### Given request
Copy the lines below as they are; omit the images they contain.

### Data shown
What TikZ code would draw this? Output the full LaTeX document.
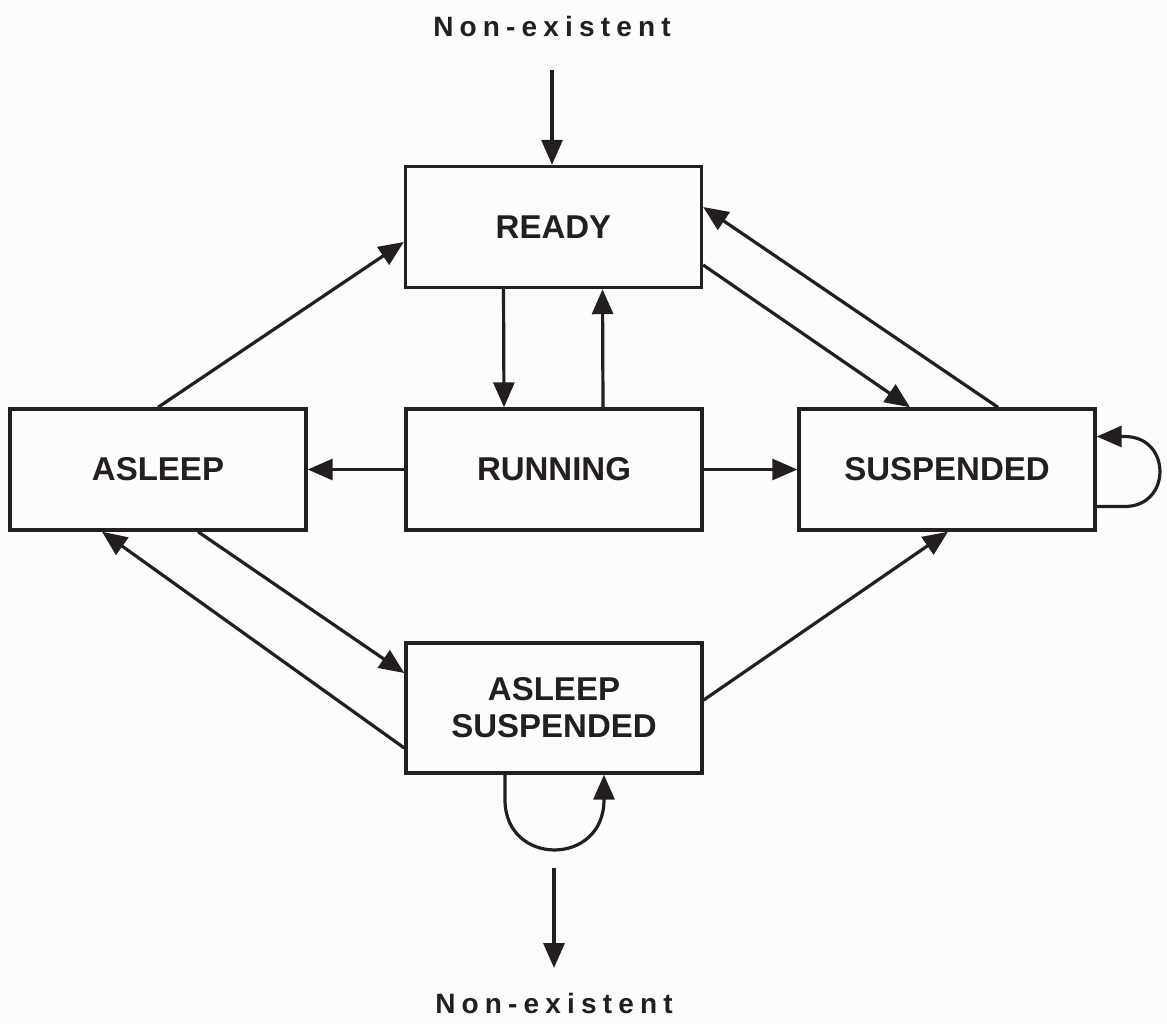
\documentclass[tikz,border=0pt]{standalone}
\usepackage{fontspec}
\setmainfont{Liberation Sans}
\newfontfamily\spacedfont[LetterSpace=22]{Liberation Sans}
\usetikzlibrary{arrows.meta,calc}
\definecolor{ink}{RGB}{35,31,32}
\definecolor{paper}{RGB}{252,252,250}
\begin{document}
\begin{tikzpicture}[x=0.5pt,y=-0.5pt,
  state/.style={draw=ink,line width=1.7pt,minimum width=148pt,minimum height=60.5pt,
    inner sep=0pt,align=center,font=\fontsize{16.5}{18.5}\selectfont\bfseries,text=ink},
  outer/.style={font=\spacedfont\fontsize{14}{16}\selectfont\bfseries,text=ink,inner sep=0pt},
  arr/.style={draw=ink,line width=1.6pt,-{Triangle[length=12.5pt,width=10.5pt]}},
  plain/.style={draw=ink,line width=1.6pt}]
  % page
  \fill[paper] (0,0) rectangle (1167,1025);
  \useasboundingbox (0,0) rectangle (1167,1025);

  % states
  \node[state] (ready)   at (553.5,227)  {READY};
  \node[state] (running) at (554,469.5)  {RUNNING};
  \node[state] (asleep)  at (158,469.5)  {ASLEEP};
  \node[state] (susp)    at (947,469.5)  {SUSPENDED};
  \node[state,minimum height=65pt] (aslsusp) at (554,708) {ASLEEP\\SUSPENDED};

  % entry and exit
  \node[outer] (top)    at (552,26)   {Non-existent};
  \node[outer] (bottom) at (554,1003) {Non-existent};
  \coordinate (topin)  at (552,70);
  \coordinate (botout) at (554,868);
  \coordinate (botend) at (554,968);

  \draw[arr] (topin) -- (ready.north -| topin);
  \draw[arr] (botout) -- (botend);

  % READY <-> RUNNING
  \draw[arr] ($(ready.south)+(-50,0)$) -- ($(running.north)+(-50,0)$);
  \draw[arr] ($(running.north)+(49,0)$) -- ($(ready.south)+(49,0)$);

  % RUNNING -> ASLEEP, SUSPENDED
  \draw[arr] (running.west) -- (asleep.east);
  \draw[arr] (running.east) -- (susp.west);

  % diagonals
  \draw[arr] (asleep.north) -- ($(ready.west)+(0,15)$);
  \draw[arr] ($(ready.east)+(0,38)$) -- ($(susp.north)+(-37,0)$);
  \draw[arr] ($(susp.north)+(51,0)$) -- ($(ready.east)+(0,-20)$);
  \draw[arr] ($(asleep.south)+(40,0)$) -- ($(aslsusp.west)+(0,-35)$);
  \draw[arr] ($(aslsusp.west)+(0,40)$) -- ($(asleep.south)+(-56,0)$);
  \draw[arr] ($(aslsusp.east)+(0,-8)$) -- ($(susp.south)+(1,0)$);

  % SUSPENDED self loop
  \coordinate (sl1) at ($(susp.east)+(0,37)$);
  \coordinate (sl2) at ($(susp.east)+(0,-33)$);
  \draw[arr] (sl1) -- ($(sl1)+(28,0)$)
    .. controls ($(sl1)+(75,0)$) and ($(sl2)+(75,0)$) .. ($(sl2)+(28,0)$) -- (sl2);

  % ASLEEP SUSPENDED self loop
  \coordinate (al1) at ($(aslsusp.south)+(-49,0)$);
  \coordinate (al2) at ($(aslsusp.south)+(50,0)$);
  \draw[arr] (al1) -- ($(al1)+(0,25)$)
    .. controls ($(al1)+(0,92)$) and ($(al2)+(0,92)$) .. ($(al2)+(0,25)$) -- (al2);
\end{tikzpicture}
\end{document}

### Written solution
What TikZ code would draw this? Output the full LaTeX document.
\documentclass[tikz,border=0pt]{standalone}
\usepackage{fontspec}
\setmainfont{Liberation Sans}
\newfontfamily\spacedfont[LetterSpace=22]{Liberation Sans}
\usetikzlibrary{arrows.meta,calc}
\definecolor{ink}{RGB}{35,31,32}
\definecolor{paper}{RGB}{252,252,250}
\begin{document}
\begin{tikzpicture}[x=0.5pt,y=-0.5pt,
  state/.style={draw=ink,line width=1.7pt,minimum width=148pt,minimum height=60.5pt,
    inner sep=0pt,align=center,font=\fontsize{16.5}{18.5}\selectfont\bfseries,text=ink},
  outer/.style={font=\spacedfont\fontsize{14}{16}\selectfont\bfseries,text=ink,inner sep=0pt},
  arr/.style={draw=ink,line width=1.6pt,-{Triangle[length=12.5pt,width=10.5pt]}},
  plain/.style={draw=ink,line width=1.6pt}]
  % page
  \fill[paper] (0,0) rectangle (1167,1025);
  \useasboundingbox (0,0) rectangle (1167,1025);

  % states
  \node[state] (ready)   at (553.5,227)  {READY};
  \node[state] (running) at (554,469.5)  {RUNNING};
  \node[state] (asleep)  at (158,469.5)  {ASLEEP};
  \node[state] (susp)    at (947,469.5)  {SUSPENDED};
  \node[state,minimum height=65pt] (aslsusp) at (554,708) {ASLEEP\\SUSPENDED};

  % entry and exit
  \node[outer] (top)    at (552,26)   {Non-existent};
  \node[outer] (bottom) at (554,1003) {Non-existent};
  \coordinate (topin)  at (552,70);
  \coordinate (botout) at (554,868);
  \coordinate (botend) at (554,968);

  \draw[arr] (topin) -- (ready.north -| topin);
  \draw[arr] (botout) -- (botend);

  % READY <-> RUNNING
  \draw[arr] ($(ready.south)+(-50,0)$) -- ($(running.north)+(-50,0)$);
  \draw[arr] ($(running.north)+(49,0)$) -- ($(ready.south)+(49,0)$);

  % RUNNING -> ASLEEP, SUSPENDED
  \draw[arr] (running.west) -- (asleep.east);
  \draw[arr] (running.east) -- (susp.west);

  % diagonals
  \draw[arr] (asleep.north) -- ($(ready.west)+(0,15)$);
  \draw[arr] ($(ready.east)+(0,38)$) -- ($(susp.north)+(-37,0)$);
  \draw[arr] ($(susp.north)+(51,0)$) -- ($(ready.east)+(0,-20)$);
  \draw[arr] ($(asleep.south)+(40,0)$) -- ($(aslsusp.west)+(0,-35)$);
  \draw[arr] ($(aslsusp.west)+(0,40)$) -- ($(asleep.south)+(-56,0)$);
  \draw[arr] ($(aslsusp.east)+(0,-8)$) -- ($(susp.south)+(1,0)$);

  % SUSPENDED self loop
  \coordinate (sl1) at ($(susp.east)+(0,37)$);
  \coordinate (sl2) at ($(susp.east)+(0,-33)$);
  \draw[arr] (sl1) -- ($(sl1)+(28,0)$)
    .. controls ($(sl1)+(75,0)$) and ($(sl2)+(75,0)$) .. ($(sl2)+(28,0)$) -- (sl2);

  % ASLEEP SUSPENDED self loop
  \coordinate (al1) at ($(aslsusp.south)+(-49,0)$);
  \coordinate (al2) at ($(aslsusp.south)+(50,0)$);
  \draw[arr] (al1) -- ($(al1)+(0,25)$)
    .. controls ($(al1)+(0,92)$) and ($(al2)+(0,92)$) .. ($(al2)+(0,25)$) -- (al2);
\end{tikzpicture}
\end{document}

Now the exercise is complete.